Assigning Value – and Actions – to Inventory Data
Real-time inventory status is key to making the right labour, procurement, merchandising, pricing, and promotion decisions, which barcode, QR code and RFID systems technically provide. However, hardware components don’t analyse or action captured data. That’s where software comes in.
Ever since SaaS platforms became available at scale, we’ve seen a quantum leap in inventory management capabilities. Structured and unstructured data generated by Internet of Things (IoT) components can now flow freely through a data pipeline or directly to a data lake. As a result, application programming interfaces (API) and machine learning algorithms can be leveraged more extensively to access and mine data in the context of a specific operation or function in a low-cost manner.
Everyone – merchandising managers, operations leaders, procurement planners, loss prevention experts – can plug into the same information systems via APIs and extract actionable insights most relevant to their roles. Workflow apps can also be built quite easily to help drive best next actions for operations managers, associates, and delivery drivers. A prescriptive analytics platform, for example, can be taught to detect certain patterns in the data and ‘prescribe’ tasks to employees when inventory-related issues or opportunities arise.
Similarly, an intelligent demand sensing platform can aggregate inventory data from multiple business systems and analyse it alongside contextual alternative data – weather, traffic, holidays, and other demand-influencing events. It can then prescribe specific procurement, merchandising, pricing or promotion actions that can right-size supply against demand.

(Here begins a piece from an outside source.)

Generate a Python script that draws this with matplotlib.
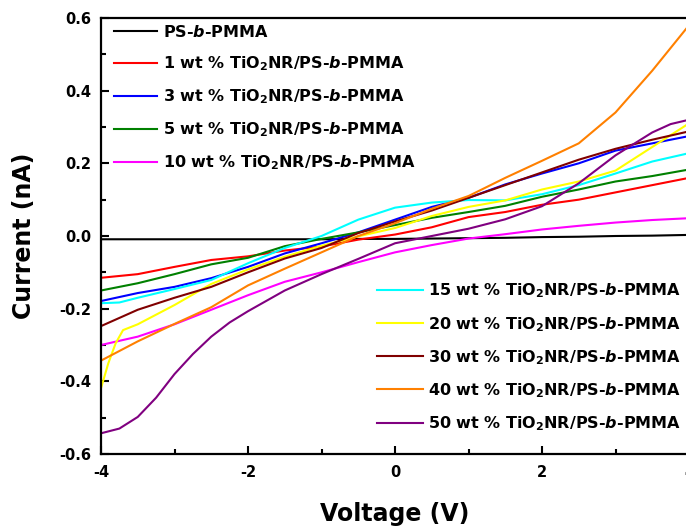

The Take Home Message: Creating an Ecosystem Leads to New Solutions
In short, this software-led shift from ‘systems of record’ to ‘systems of intelligence’ and, ultimately, ‘systems of engagement’ has been key to progressively improving inventory availability and performance in the last decade. SaaS solutions have even automated decision-making to a certain extent, taking the last bit of manual work – and risk – out of the inventory planning and management equation.
However, we must do more to ensure all stakeholders have full transparency into inventory status from the first mile through the last – or from the stockroom to the store floor. We must tear down solution development silos. Technology vendors and software developers must commit to building and utilizing open platforms when designing inventory-related solutions. And we must ensure these solutions openly share, actively analyse and intelligently action data so all supply chain entities can effectively predict, sense, and shape inventory demand.